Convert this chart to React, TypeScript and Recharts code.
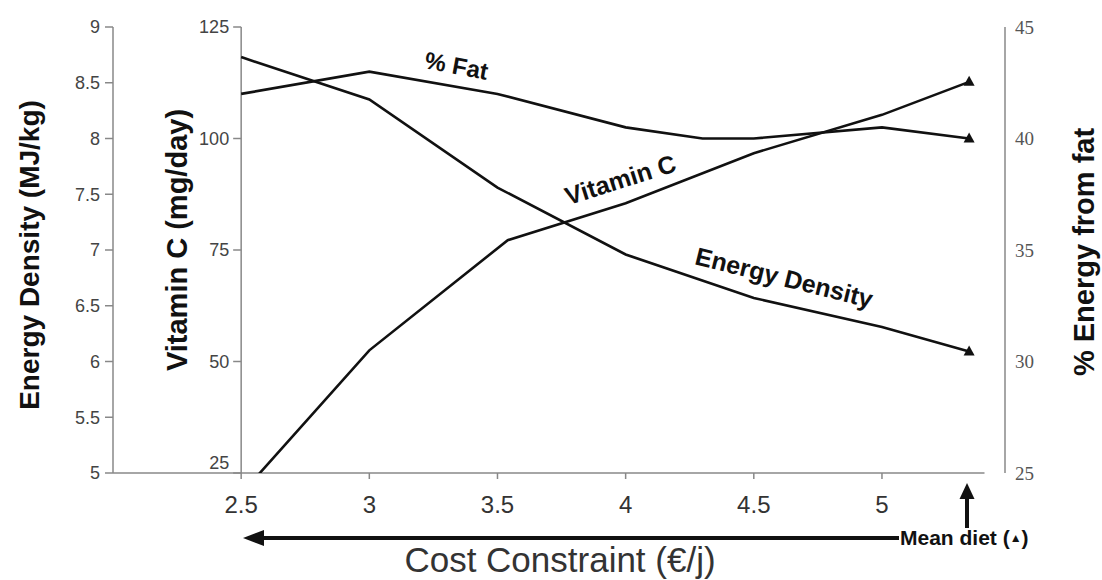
import { LineChart, Line, XAxis, YAxis, ReferenceLine } from 'recharts';

// tick values
const costTicks = [2.5, 3, 3.5, 4, 4.5, 5];
const energyTicks = [5, 5.5, 6, 6.5, 7, 7.5, 8, 8.5, 9];
const vitaminTicks = [25, 50, 75, 100, 125];
const fatTicks = [25, 30, 35, 40, 45];

// series (last point of each = mean diet)
const energyCost = [2.5, 3, 3.5, 4, 4.5, 5, 5.34];
const energyDensity = [8.73, 8.35, 7.56, 6.96, 6.57, 6.31, 6.09];

const vitaminCost = [2.5, 3, 3.54, 4, 4.5, 5, 5.34];
const vitaminC = [20.3, 52.5, 77.2, 85.5, 96.7, 105.3, 112.7];

const fatCost = [2.5, 3, 3.5, 4, 4.3, 4.5, 5, 5.34];
const fatPercent = [42.0, 43.0, 42.0, 40.5, 40.0, 40.0, 40.5, 40.0];

const W = 1102;
const H = 580;
const PLOT_LEFT = 113;
const PLOT_RIGHT = 1005;
const X_MIN = 2;
const X_MAX = 5.48;
const X_AXIS_END = 5.4;
const VIT_AXIS_X = PLOT_LEFT + ((2.5 - X_MIN) * (PLOT_RIGHT - PLOT_LEFT)) / (X_MAX - X_MIN);

const SANS = '"Liberation Sans", Arial, Helvetica, sans-serif';
const SERIF = '"Liberation Serif", "Times New Roman", serif';

const toPoints = (xs: number[], ys: number[]) => xs.map((x, i) => ({ x, v: ys[i] }));

const meanDot = (count: number) => (props: any) => {
  const { cx, cy, index } = props;
  if (index !== count - 1 || cx == null) return <g key={`d${index}`} />;
  return (
    <path
      key={`d${index}`}
      d={`M${cx},${cy - 6} L${cx + 5.5},${cy + 4} L${cx - 5.5},${cy + 4} Z`}
      fill="#111"
    />
  );
};

// vitamin C axis sits inside the plot at cost = 2.5
const VitTick = (props: any) => {
  const { y, payload } = props;
  const dy = payload.value === 25 ? -10 : 0;
  return (
    <g>
      <line x1={VIT_AXIS_X - 8} y1={y} x2={VIT_AXIS_X} y2={y} stroke="#888" strokeWidth={1.5} />
      <text
        x={VIT_AXIS_X - 12}
        y={y + dy}
        textAnchor="end"
        dominantBaseline="central"
        fill="#444"
        fontSize={18}
        fontFamily={SANS}
      >
        {payload.value}
      </text>
    </g>
  );
};

export default function App() {
  return (
    <div style={{ position: 'absolute', left: 0, top: 0, width: W, height: H, background: '#fff' }}>
      <LineChart width={W} height={H} margin={{ top: 27, right: 0, bottom: 0, left: 0 }}>
        <XAxis
          type="number"
          dataKey="x"
          domain={[X_MIN, X_MAX]}
          ticks={costTicks}
          height={107}
          axisLine={false}
          tickLine={{ stroke: '#888', strokeWidth: 1.5 }}
          tickSize={6}
          tickMargin={17}
          tick={{ fill: '#333', fontSize: 24, fontFamily: SANS }}
        />
        <YAxis
          yAxisId="vit"
          orientation="left"
          width={1}
          domain={[25, 125]}
          ticks={vitaminTicks}
          allowDataOverflow
          axisLine={false}
          tickLine={false}
          tickSize={0}
          tickMargin={0}
          tick={VitTick}
        />
        <YAxis
          yAxisId="energy"
          orientation="left"
          width={112}
          domain={[5, 9]}
          ticks={energyTicks}
          axisLine={{ stroke: '#888', strokeWidth: 1.5 }}
          tickLine={{ stroke: '#888', strokeWidth: 1.5 }}
          tickSize={8}
          tickMargin={5}
          tick={{ fill: '#444', fontSize: 18, fontFamily: SANS }}
        />
        <YAxis
          yAxisId="fat"
          orientation="right"
          width={97}
          domain={[25, 45]}
          ticks={fatTicks}
          axisLine={{ stroke: '#888', strokeWidth: 1.5 }}
          tickLine={false}
          tickSize={0}
          tickMargin={10}
          tick={{ fill: '#555', fontSize: 19, fontFamily: SERIF }}
        />
        <ReferenceLine
          yAxisId="energy"
          segment={[{ x: X_MIN, y: 5 }, { x: X_AXIS_END, y: 5 }]}
          stroke="#888"
          strokeWidth={1.5}
        />
        <ReferenceLine yAxisId="vit" x={2.5} stroke="#888" strokeWidth={1.5} />
        <Line
          yAxisId="energy"
          data={toPoints(energyCost, energyDensity)}
          dataKey="v"
          type="linear"
          stroke="#111"
          strokeWidth={2.6}
          dot={meanDot(energyCost.length)}
          isAnimationActive={false}
        />
        <Line
          yAxisId="vit"
          data={toPoints(vitaminCost, vitaminC)}
          dataKey="v"
          type="linear"
          stroke="#111"
          strokeWidth={2.6}
          dot={meanDot(vitaminCost.length)}
          isAnimationActive={false}
        />
        <Line
          yAxisId="fat"
          data={toPoints(fatCost, fatPercent)}
          dataKey="v"
          type="linear"
          stroke="#111"
          strokeWidth={2.6}
          dot={meanDot(fatCost.length)}
          isAnimationActive={false}
        />
      </LineChart>

      <svg
        width={W}
        height={H}
        style={{ position: 'absolute', left: 0, top: 0, pointerEvents: 'none' }}
        fontFamily={SANS}
      >
        {/* axis titles */}
        <text transform="translate(29,255) rotate(-90)" textAnchor="middle" dominantBaseline="central"
          fontWeight="bold" fontSize={28} fill="#111">Energy Density (MJ/kg)</text>
        <text transform="translate(177,240) rotate(-90)" textAnchor="middle" dominantBaseline="central"
          fontWeight="bold" fontSize={29} fill="#111">Vitamin C (mg/day)</text>
        <text transform="translate(1084,252) rotate(-90)" textAnchor="middle" dominantBaseline="central"
          fontWeight="bold" fontSize={29} fill="#111">% Energy from fat</text>
        <text x={560} y={572} textAnchor="middle" fontSize={35} fill="#333">Cost Constraint (€/j)</text>

        {/* series labels */}
        <text transform="translate(455,74) rotate(10.6)" textAnchor="middle" fontWeight="bold" fontSize={24} fill="#111">% Fat</text>
        <text transform="translate(623,188) rotate(-17.5)" textAnchor="middle" fontWeight="bold" fontSize={25} fill="#111">Vitamin C</text>
        <text transform="translate(782,286) rotate(14)" textAnchor="middle" fontWeight="bold" fontSize={25} fill="#111">Energy Density</text>

        {/* cost constraint arrow */}
        <line x1={258} y1={538} x2={899} y2={538} stroke="#111" strokeWidth={4} />
        <path d="M243,538 L264,530 L264,546 Z" fill="#111" />

        {/* mean diet arrow */}
        <line x1={967} y1={496} x2={967} y2={528} stroke="#111" strokeWidth={4} />
        <path d="M967,483 L959.5,499 L974.5,499 Z" fill="#111" />
        <text x={900} y={545} fontWeight="bold" fontSize={21} fill="#111">
          Mean diet (<tspan fontSize={12} dy={-3}>▲</tspan><tspan dy={3}>)</tspan>
        </text>
      </svg>
    </div>
  );
}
+++++
• EXERCISE
Would you reproduce the lines above, from the very first through the line containing "const fatTicks = [25, 30, 35, 40, 45];", exactly and without the pictures?

• EXERCISE RESULT
Convert this chart to React, TypeScript and Recharts code.
import { LineChart, Line, XAxis, YAxis, ReferenceLine } from 'recharts';

// tick values
const costTicks = [2.5, 3, 3.5, 4, 4.5, 5];
const energyTicks = [5, 5.5, 6, 6.5, 7, 7.5, 8, 8.5, 9];
const vitaminTicks = [25, 50, 75, 100, 125];
const fatTicks = [25, 30, 35, 40, 45];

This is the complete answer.